In fact, it was exactly two years to the day that the first Memorial Tournament kicked off on May 27, 1976, and it's a wonderful exercise to look back on all of the great winners, great finishes -- and great exchanges of handshakes, of course -- through the ages.

This edition of our review looks at the years 1981-85, and what stands out from that period, of course, were the events that unfolded May 24-27, 1984, when the first two-time winner of the Memorial emerged. Appropriately, it was Jack Nicklaus.

But the victory didn’t come easily, as he defeated Andy Bean in a sudden-death playoff. Both men completed 72 holes at 8-under 280 to tie the tournament record. Nicklaus won on the third extra hole when Bean missed a three-foot par putt on the par-4 17th hole.

But the real drama actually occurred near the end of regulation. With seven birdies in 11 holes, Bean caught Nicklaus at 9 under par, and he looked to be poised for the victory when the Golden Bear hit his drive on 17 out of bounds. “I couldn’t believe I made that shot,” Nicklaus said later.

No one had trouble believing what he did next, making three on his second ball for a key bogey that kept him within a shot. And when Bean powered a par putt left of the hole on 18, it set up the Tournament’s second playoff.

Nicklaus, with a closing 70, won his 70th PGA TOUR title. Bean had a final-round 67, while Payne Stewart, Chip Beck and 1976 winner Roger Maltbie were third at 283.

“The Memorial means more to me than any other tournament, including the majors – but in a different way,” Nicklaus said after pocketing a check for $100,000.

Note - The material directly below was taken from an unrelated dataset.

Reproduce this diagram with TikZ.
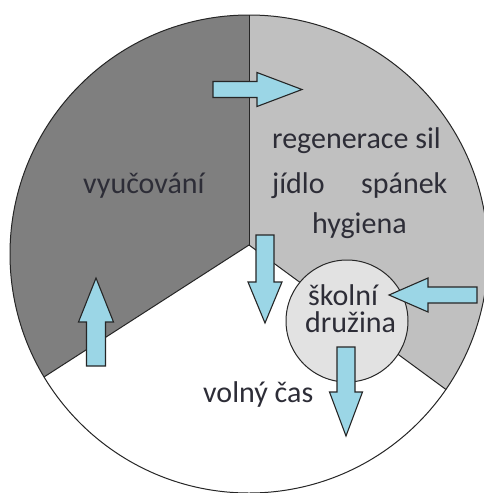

Nicklaus’ victory interrupted the stellar play of Hale Irwin in 1983 and ’85. A playoff loser to Maltbie in the inaugural Tournament, Irwin found satisfaction in the year before and after Jack’s second win by shooting identical 281 totals, each good for a one-stroke victory.

In 1983 he closed with a 3-under 69 and beat Ben Crenshaw and 1980 winner David Graham by a stroke. In ’85, a steady 72 was good enough to nip Lanny Wadkins. That victory enabled Irwin to join the Tournament host as a two-time winner.

“I think experience as much as anything won for me, and patience comes from experience,” Irwin explained.

While Irwin and Nicklaus were doubling up, another accomplished player won the 1982 title. Raymond Floyd, a three-time major winner at the time, shot a final-round 71 and 281 total (a familiar number, it seems) to beat Maltbie, Peter Jacobsen, Wayne Levi and Gil Morgan by two strokes.

After his first top-10 at the Memorial in 1980, Floyd had missed the ’81 edition captured by Keith Fergus, who beat Jack Renner by a shot for his first PGA TOUR title. Floyd came back in 1982, and after an opening 74 was a study in proficiency to register what he said was one of the more satisfying victories of his career.

“It’s very rewarding to win on a course that is probably the most difficult in the world to play – and the best conditioned,” said Floyd, who became a winner again at the Memorial in 2013, when he was chosen as the Tournament Honoree.